While a technical violation of the regulation is established, in light of the moderate size of the respondent's business, and the fact that the basic records relating to injuries were maintained by respondent, it is deemed appropriate that no penalty be assessed.

CONCLUSIONS OF LAW

1. The respondent at all times material hereto was engaged in business affecting commerce within the meaning of section 3(5) of the Occupational Safety and Health Act of 1970.

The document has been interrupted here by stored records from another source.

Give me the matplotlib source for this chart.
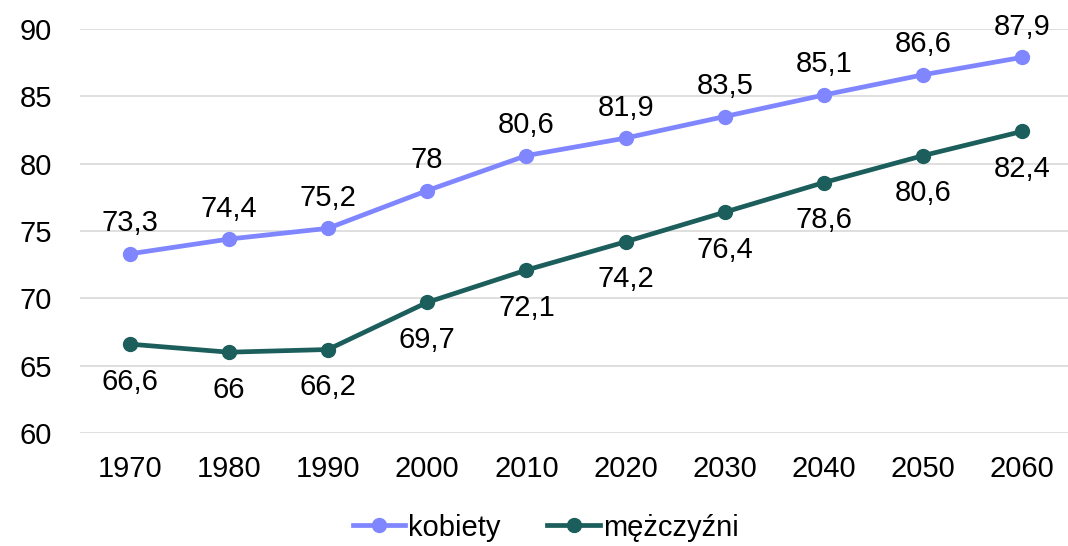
import matplotlib.pyplot as plt

plt.rcParams['font.family'] = ['Liberation Sans', 'DejaVu Sans']

# Dane
years = ['1970', '1980', '1990', '2000', '2010', '2020', '2030', '2040', '2050', '2060']
kobiety = [73.3, 74.4, 75.2, 78, 80.6, 81.9, 83.5, 85.1, 86.6, 87.9]
mezczyzni = [66.6, 66, 66.2, 69.7, 72.1, 74.2, 76.4, 78.6, 80.6, 82.4]

c_k = '#7f86ff'
c_m = '#1b5e5b'


def fmt(v):
    s = f"{v:g}"
    return s.replace('.', ',')


fig = plt.figure(figsize=(10.68, 5.46), dpi=100)
ax = fig.add_axes([80 / 1068, 113 / 546, 988 / 1068, 404 / 546])

x = range(len(years))
ax.plot(x, kobiety, '-o', color=c_k, lw=3.4, ms=10, label='kobiety', zorder=3)
ax.plot(x, mezczyzni, '-o', color=c_m, lw=3.4, ms=10, label='mężczyźni', zorder=3)

fs = 21
for i, v in enumerate(kobiety):
    ax.annotate(fmt(v), (i, v), xytext=(0, 22), textcoords='offset points',
                ha='center', va='center', fontsize=fs)
for i, v in enumerate(mezczyzni):
    ax.annotate(fmt(v), (i, v), xytext=(0, -27), textcoords='offset points',
                ha='center', va='center', fontsize=fs)

ax.set_xlim(-0.5, 9.46)
ax.set_ylim(60, 90)
ax.set_yticks(range(60, 91, 5))
ax.set_xticks(list(x))
ax.set_xticklabels(years)
ax.tick_params(axis='both', labelsize=fs, length=0)
ax.tick_params(axis='x', pad=16)
ax.tick_params(axis='y', pad=20)
ax.grid(axis='y', color='#d9d9d9', lw=1.2)
ax.set_axisbelow(True)
for s in ax.spines.values():
    s.set_visible(False)

fig.legend(loc='lower center', bbox_to_anchor=(0.511, -0.04), ncol=2, frameon=False,
           fontsize=fs, handlelength=1.8, handletextpad=0.1, columnspacing=1.6)

fig.savefig('out.png', dpi=100)
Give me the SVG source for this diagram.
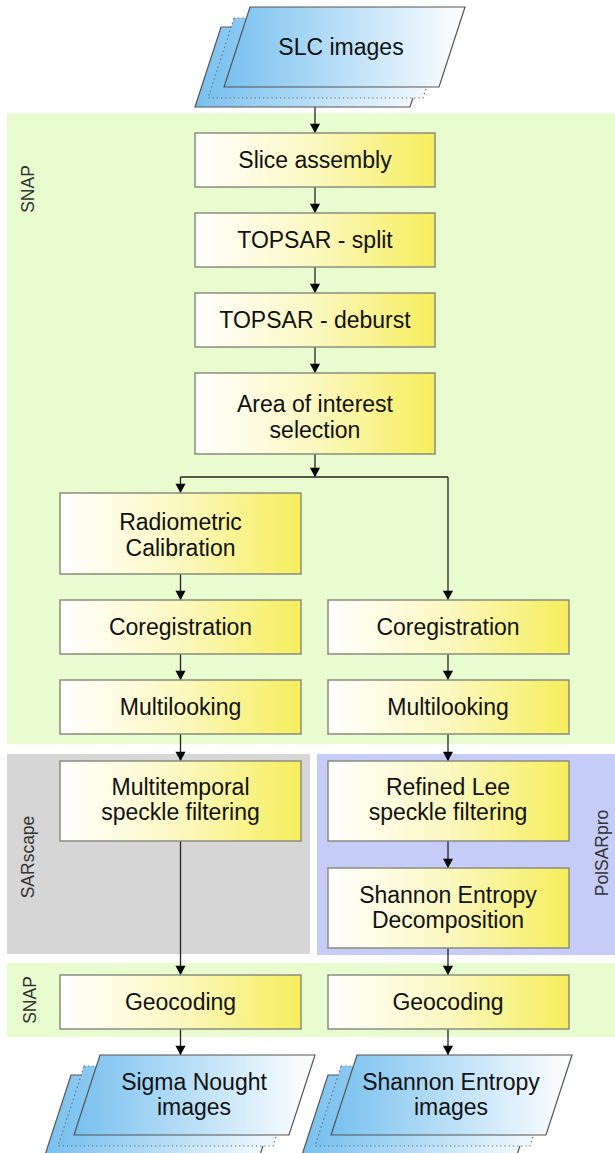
<svg xmlns="http://www.w3.org/2000/svg" width="615" height="1153" viewBox="0 0 615 1153">
<defs>
<linearGradient id="yel" x1="0" y1="0" x2="1" y2="0">
<stop offset="0" stop-color="#ffffff"/>
<stop offset="0.5" stop-color="#fbf8c0"/>
<stop offset="1" stop-color="#f6ee5c"/>
</linearGradient>
<linearGradient id="blu" x1="0" y1="0" x2="1" y2="0">
<stop offset="0" stop-color="#78c0ef"/>
<stop offset="1" stop-color="#ffffff"/>
</linearGradient>
<marker id="ah" viewBox="0 0 10 12" refX="10" refY="6" markerWidth="11" markerHeight="11" markerUnits="userSpaceOnUse" orient="auto">
<path d="M0,0.5 L10,6 L0,11.5 Z" fill="#000"/>
</marker>
<path id="para" d="M26,0 L241,0 L215,80 L0,80 Z"/>
</defs>
<style>
.box{fill:url(#yel);stroke:#8c8c80;stroke-width:1.5}
.t{font-family:"Liberation Sans",Arial,sans-serif;font-size:23px;fill:#111;text-anchor:middle}
.lbl{font-family:"Liberation Sans",Arial,sans-serif;font-size:17.5px;fill:#333;text-anchor:middle}
.pf{fill:url(#blu);stroke:#555;stroke-width:1.2}
.pd{fill:url(#blu);stroke:#666;stroke-width:1.2;stroke-dasharray:1.2,3}
.c{fill:none;stroke:#222;stroke-width:1.3}
.ca{fill:none;stroke:#222;stroke-width:1.3;marker-end:url(#ah)}
</style>

<g id="regions">
<rect x="7" y="113" width="608" height="631" fill="#e9fcd0"/>
<rect x="7" y="754" width="303" height="200" fill="#d6d6d6"/>
<rect x="317" y="754" width="298" height="201" fill="#c6ccf8"/>
<rect x="7" y="963" width="608" height="74" fill="#e9fcd0"/>
<text class="lbl" transform="translate(34,189) rotate(-90)">SNAP</text>
<text class="lbl" transform="translate(34,857) rotate(-90)">SARscape</text>
<text class="lbl" transform="translate(608,853) rotate(-90)">PolSARpro</text>
<text class="lbl" transform="translate(36,1000) rotate(-90)">SNAP</text>
</g>

<g id="connectors">
<line class="ca" x1="315" y1="107" x2="315" y2="133"/>
<line class="ca" x1="315" y1="187" x2="315" y2="213"/>
<line class="ca" x1="315" y1="267" x2="315" y2="293"/>
<line class="ca" x1="315" y1="347" x2="315" y2="373"/>
<line class="ca" x1="315" y1="454" x2="315" y2="477"/>
<polyline class="c" points="180.5,477 448,477"/>
<line class="ca" x1="180.5" y1="477" x2="180.5" y2="493"/>
<line class="ca" x1="448" y1="477" x2="448" y2="600"/>
<line class="ca" x1="180.5" y1="574" x2="180.5" y2="600"/>
<line class="ca" x1="180.5" y1="654" x2="180.5" y2="680"/>
<line class="ca" x1="180.5" y1="734" x2="180.5" y2="761"/>
<line class="ca" x1="180.5" y1="841" x2="180.5" y2="975"/>
<line class="ca" x1="180.5" y1="1029" x2="180.5" y2="1055"/>
<line class="ca" x1="448" y1="654" x2="448" y2="680"/>
<line class="ca" x1="448" y1="734" x2="448" y2="761"/>
<line class="ca" x1="448" y1="841" x2="448" y2="868"/>
<line class="ca" x1="448" y1="948" x2="448" y2="975"/>
<line class="ca" x1="448" y1="1029" x2="448" y2="1055"/>
</g>

<g id="slc-images">
<use href="#para" class="pf" transform="translate(195,27)"/>
<use href="#para" class="pd" transform="translate(208,18)"/>
<use href="#para" class="pf" transform="translate(224,7)"/>
<text class="t" x="341" y="55">SLC images</text>
</g>

<g id="slice-assembly">
<rect class="box" x="195" y="133" width="240" height="54"/>
<text class="t" x="315" y="168">Slice assembly</text>
</g>
<g id="topsar-split">
<rect class="box" x="195" y="213" width="240" height="54"/>
<text class="t" x="315" y="248">TOPSAR - split</text>
</g>
<g id="topsar-deburst">
<rect class="box" x="195" y="293" width="240" height="54"/>
<text class="t" x="315" y="328">TOPSAR - deburst</text>
</g>
<g id="area-of-interest">
<rect class="box" x="195" y="373" width="240" height="81"/>
<text class="t" x="315" y="412">Area of interest</text>
<text class="t" x="315" y="438">selection</text>
</g>

<g id="radiometric-calibration">
<rect class="box" x="60" y="493" width="241" height="81"/>
<text class="t" x="180.5" y="530">Radiometric</text>
<text class="t" x="180.5" y="556">Calibration</text>
</g>
<g id="coregistration-left">
<rect class="box" x="60" y="600" width="241" height="54"/>
<text class="t" x="180.5" y="635">Coregistration</text>
</g>
<g id="multilooking-left">
<rect class="box" x="60" y="680" width="241" height="54"/>
<text class="t" x="180.5" y="715">Multilooking</text>
</g>
<g id="multitemporal-filtering">
<rect class="box" x="60" y="761" width="241" height="80"/>
<text class="t" x="180.5" y="795">Multitemporal</text>
<text class="t" x="180.5" y="820">speckle filtering</text>
</g>
<g id="geocoding-left">
<rect class="box" x="60" y="975" width="241" height="54"/>
<text class="t" x="180.5" y="1010">Geocoding</text>
</g>

<g id="coregistration-right">
<rect class="box" x="328" y="600" width="241" height="54"/>
<text class="t" x="448" y="635">Coregistration</text>
</g>
<g id="multilooking-right">
<rect class="box" x="328" y="680" width="241" height="54"/>
<text class="t" x="448" y="715">Multilooking</text>
</g>
<g id="refined-lee">
<rect class="box" x="328" y="761" width="241" height="80"/>
<text class="t" x="448" y="795">Refined Lee</text>
<text class="t" x="448" y="820">speckle filtering</text>
</g>
<g id="shannon-decomposition">
<rect class="box" x="328" y="868" width="241" height="80"/>
<text class="t" x="448" y="903">Shannon Entropy</text>
<text class="t" x="448" y="928">Decomposition</text>
</g>
<g id="geocoding-right">
<rect class="box" x="328" y="975" width="241" height="54"/>
<text class="t" x="448" y="1010">Geocoding</text>
</g>

<g id="sigma-nought-images">
<use href="#para" class="pf" transform="translate(45,1075)"/>
<use href="#para" class="pd" transform="translate(58,1066)"/>
<use href="#para" class="pf" transform="translate(74,1055)"/>
<text class="t" x="194" y="1090">Sigma Nought</text>
<text class="t" x="194" y="1115">images</text>
</g>

<g id="shannon-entropy-images">
<use href="#para" class="pf" transform="translate(302,1075)"/>
<use href="#para" class="pd" transform="translate(315,1066)"/>
<use href="#para" class="pf" transform="translate(331,1055)"/>
<text class="t" x="451" y="1090">Shannon Entropy</text>
<text class="t" x="451" y="1115">images</text>
</g>
</svg>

2. The respondent at all times material hereto was subject to the requirements of the Occupational Safety and Health Act and the standards and regulations promulgated thereunder, and the Commission has jurisdiction of the parties and the subject matter herein. [*15]

3. Respondent repeatedly violated the occupational safety and health standard set forth at 29 C.F.R. 1926.550(a)(14)(i) and is assessed a penalty of $100.

4. Respondent admitted the violations of the standards at 29 C.F.R. 1926.301(d), 1926.550(b)(2) and 1926.50(f) and the regulation at 29 C.F.R. 1904.5. No penalties are assessed for these violations.

5. Respondent violated the standard set forth at 29 C.F.R. 1926.550(a)(2) and is assessed a penalty of $40.

6. Respondent violated the standard set forth at 29 C.F.R. 1926.550(a)(9) and is assessed a penalty of $65.

7. Respondent violated the standard set forth at 29 C.F.R. 1926.550(a)(6) and is assessed a penalty of $40.

8. Respondent violated the standard set forth at 29 C.F.R. 1926.650(e) and is assessed a penalty of $25.

9. The respondent violated the regulation set forth at 29 C.F.R. 1904.2 and is assessed a penalty of zero dollars.

ORDER

Upon the basis of the foregoing and upon the entire record it is

ORDERED that the citation issued on May 30, 1975, for repeat violation of the standard set forth at 29 C.F.R. 1926.550(a)(14)(i) is affirmed and a penalty is assessed of $100; and it is further [*16]

ORDERED that the citation for nonserious violations issued on May 30, 1975, is affirmed and the penalties shown above under "Conclusions of Law" are assessed.